AI sebagai mirror melengkapi narasi AI sebagai farmakon maka kita gabung menjadi AI sebagai farmaror.
1. Farmakon
2. Mirror
3. Diskusi
Narasi AI lebih luas dari sains AI, teknologi AI, atau politik AI. Narasi AI mengajak kita keluar dari tempurung pengetahuan: jangan menjadi bagai katak dalam tempurung
1. Farmakon
Sebagai farmakon, AI mengambil tiga bentuk utama: (1) vitamin yang menyehatkan; (2) doping yang menguatkan tetapi sangat bahaya; dan (3) narkoba yang benar-benar bahaya karena memabukkan.
Lebih cocok mana peran AI bagi Anda sebagai farmakon?
2. Mirror
Sebagai mirror (cermin), AI memiliki dua aspek penting: (1) bahan penyusun; (2) jiwa dari AI.
Bahan penyusun AI utamanya bukan algoritma; bukan bit-bit digital; bukan silikon. Tetapi bahan penyusun AI adalah kreativitas umat manusia. Akibatnya, AI mampu mencerminkan kreativitas manusia dengan cara yang mengagumkan. Sayangnya, kreativitas manusia sering berbelok menjadi serakah; demikian juga AI.
Jiwa AI bukan efisiensi tetapi murah hati. Sayangnya, jiwa AI sering dikerdilkan menjadi hanya efisiensi. Sehingga pengembangan AI dan penerapan AI adalah untuk meningkatkan efisiensi.
3. Diskusi
Bagaimana menurut Anda?
Vitamin AI memang menguatkan Anda. AI meningkatkan kinerja Anda, meningkatkan keuntungan, dan meningkatkan keunggulan. Vitamin AI mudah berubah menjadi narkoba yang menjadikan Anda ketagihan AI; Anda kecanduan AI. Tanpa AI, Anda menjadi linglung bahkan terhuyung-huyung. Bila ada orang mengkritik AI maka Anda marah kepada orang itu; wajar saja karena Anda kecanduan AI. Apakah itu baik?

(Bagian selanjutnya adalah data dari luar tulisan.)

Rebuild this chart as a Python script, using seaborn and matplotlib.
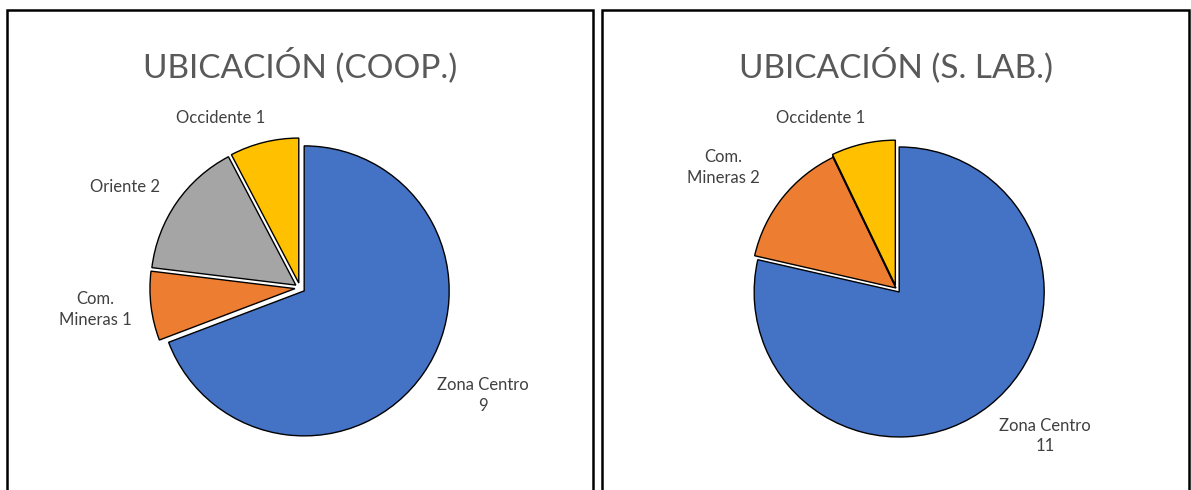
import matplotlib
matplotlib.use("Agg")
import matplotlib.pyplot as plt
import seaborn as sns
from matplotlib.patches import Rectangle

# data
categories_coop = ["Zona Centro", "Com. Mineras", "Oriente", "Occidente"]
values_coop = [9, 1, 2, 1]
categories_slab = ["Zona Centro", "Com. Mineras", "Oriente", "Occidente"]
values_slab = [11, 2, 0, 1]
titles = ["UBICACIÓN (COOP.)", "UBICACIÓN (S. LAB.)"]

sns.set_theme(style="white")
plt.rcParams["font.family"] = ["Lato", "DejaVu Sans"]

palette = sns.color_palette(["#4472C4", "#ED7D31", "#A5A5A5", "#FFC000"])

W, H = 1191, 490
fig = plt.figure(figsize=(W / 100, H / 100), dpi=100)

# panel frames (pixels: left, top, right)
frames = [(7, 10, 593), (602, 10, 1189)]
for x0, y0, x1 in frames:
    fig.patches.append(Rectangle((x0 / W, -0.1), (x1 - x0) / W, 1.1 - y0 / H,
                                 transform=fig.transFigure, fill=False,
                                 edgecolor="black", linewidth=1.8))

# pie layouts
radius_px = 145
centers = [(300, 288), (896, 288)]
explodes = [[0.035, 0.035, 0.035, 0.035], [0.035, 0.0, 0.01, 0.02]]
label_xy = [
    [(1.26, -0.74), (-1.41, -0.15), (-1.21, 0.70), (-0.55, 1.17)],
    [(1.03, -1.02), (-1.19, 0.83), None, (-0.52, 1.17)],
]
datasets = [(categories_coop, values_coop), (categories_slab, values_slab)]


def label_text(cat, v):
    # Excel-style wrapping of the category/value labels
    if cat == "Zona Centro":
        return f"{cat}\n{v}"
    if cat == "Com. Mineras":
        return f"Com.\nMineras {v}"
    return f"{cat} {v}"


L = 1.8
for i, (cats, vals) in enumerate(datasets):
    cx, cy = centers[i]
    half = radius_px * L
    ax = fig.add_axes([(cx - half) / W, (H - cy - half) / H, 2 * half / W, 2 * half / H])
    ax.pie(vals, colors=palette, startangle=90, counterclock=False,
           explode=explodes[i], radius=1,
           wedgeprops=dict(edgecolor="black", linewidth=1.0))
    ax.set_xlim(-L, L)
    ax.set_ylim(-L, L)
    ax.set_aspect("equal")
    ax.axis("off")
    for cat, v, pos in zip(cats, vals, label_xy[i]):
        if v == 0 or pos is None:
            continue
        ax.text(pos[0], pos[1], label_text(cat, v), ha="center", va="center",
                ma="center", fontsize=12, color="#404040", linespacing=1.35)
    fig.text(cx / W, 1 - 77 / H, titles[i], ha="center", va="baseline",
             fontsize=24, color="#595959")

fig.savefig("out.png", dpi=100)
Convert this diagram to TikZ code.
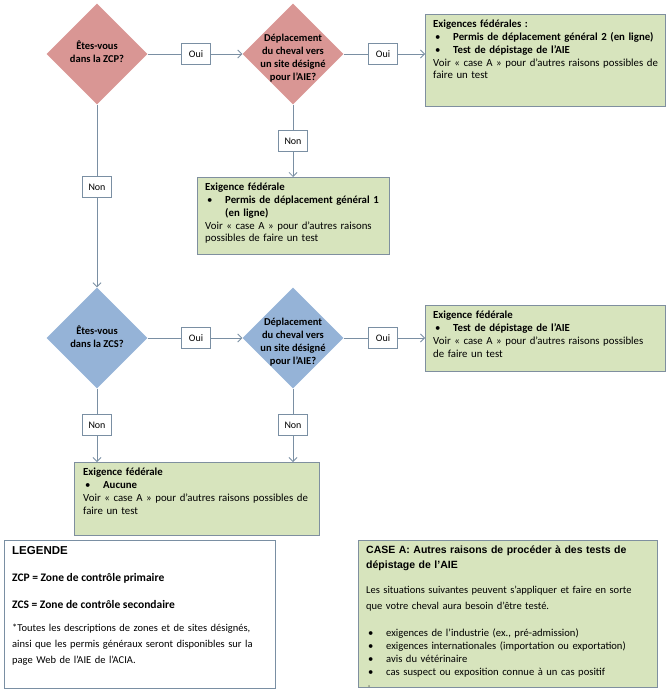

Tetapi mengapa AI bisa menjadi candu bagai narkoba? Bukankah itu karena kesalahan pengguna belaka? Karena kesalahan Anda?
Bagi produsen AI dan para pengedarnya yakin itu kesalahan Anda dan para pengguna belaka. AI adalah baik-baik saja menurut para produsennya. Kita wajib kritis terhadap para produsen dan pengedar yang mengeruk beragam keuntungan itu.
Narasi farmaror mengajak kita analisis lebih lanjut dari narasi mirror setelah farmakon.
Bahan penyusun cermin AI adalah kreativitas umat manusia; AI baik-baik saja pada mulanya. Tahap selanjutnya, kreativitas berbelok menjadi serakah. Beberapa orang ingin kaya raya karena AI; ingin berkuasa karena AI; ingin menang karena AI. Korban dari keserakahan AI ini adalah para pengguna yang menjadi kecanduan. Kecanduan AI bukan murni kesalahan pengguna tetapi sengaja ada pihak-pihak tertentu yang serakah itu.
Solusinya: hindari serakah dan kembali menjadi kreatif.
Tidak mudah! Karena jiwa AI sudah dikerdilkan menjadi jiwa efisiensi. Ketika seseorang mengejar efisiensi AI maka ia jadi kerdil plus serakah lagi. Sejatinya, AI tidak punya jiwa. AI hanya mencerminkan jiwa umat manusia belaka. Jiwa umat manusia adalah murah hati; suka menolong dan membantu orang lain.
Dalam kehidupan yang serba cepat saat ini, jiwa manusia yang murah hati sering dikerdilkan menjadi jiwa efisiensi. Cermin AI memantulkan jiwa efisiensi itu dengan presisi tinggi.
Jadi apa solusinya? Solusinya jelas: mari kembali kreatif dan murah hati. Tentu tidak mudah, kita butuh perjuangan untuk itu semua.